Non-State players, such as NGOs, businesses and regional authorities, play a major role which should be better recognised by law. The adoption of environmental treaties should not be left solely in the hands of diplomats. Citizens have a voice. We should create instruments for participative democracy on an international level. It will then be the role of civil society to appropriate them.
The second difficulty concerns the application of treaties: the mechanisms for control and sanction are inefficient. International justice is optional and subsequently, several States, including France and the United States, have chosen not to recognise the compulsory jurisdiction of the International Court of Justice, but rather acknowledge it on a case-by-case basis, for specific disputes. The report invites France to agree to submit to this jurisdiction, joining the majority of major European countries, including Germany, the UK and Italy. In addition, it proposes granting NGOs a right of intervention before the International Court of Justice to submit their comments.
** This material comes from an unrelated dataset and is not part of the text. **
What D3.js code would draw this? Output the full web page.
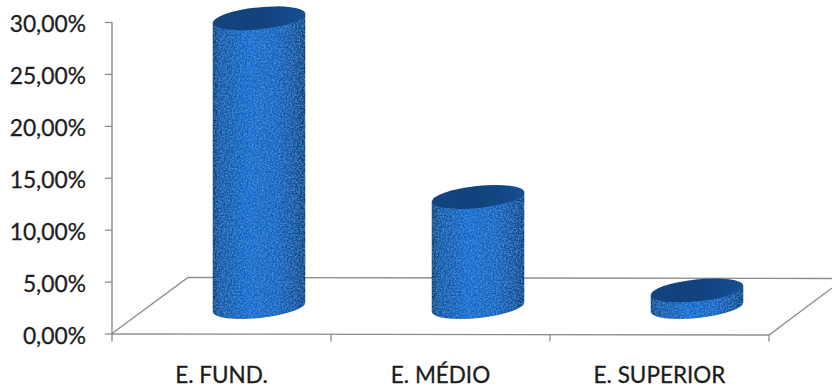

To ensure States comply with their international commitments, citizens should be able to refer cases to the court in the event of commitment failures. Civil society plays an essential monitoring role. A good example of this can be seen in a recent ruling handed down by a court of The Hague. On 29 June 2015, in response to a case brought by 900 citizens forming an NGO, the court ordered the Dutch government to reduce greenhouse gas emissions in order to comply with its international commitments.
Lastly, the report sets out an ambitious proposal, considering time has come to adopt a “Universal Environmental Charter “. This would involve setting the key founding principles in the stone of international law, including the right of each person to a healthy environment. This is a fundamental human right, which would give rise to a series of ensuing rights, including the right for citizens to bring cases to court to force States to respect their international commitments. It would also lead to a series of consequential rights, such as the right to information or public participation, which should be included in the Charter.
This new generation of human rights must be enshrined in a treaty which all States must respect. The only texts in existence today, on an international scale, are simple declarations, such as the “Rio Declaration”, which has no legal force. Such texts cannot be invoked in court.
In 1966, nearly 50 years ago, two “International Pacts” were signed within the framework of the UN – one to enshrine civil and political rights, and the other, economic, social and cultural rights.
This diptych should now be completed by a Universal Environmental Charter, so that this text serves as a constant reminder for both citizens and States of their rights and duties to protect the planet.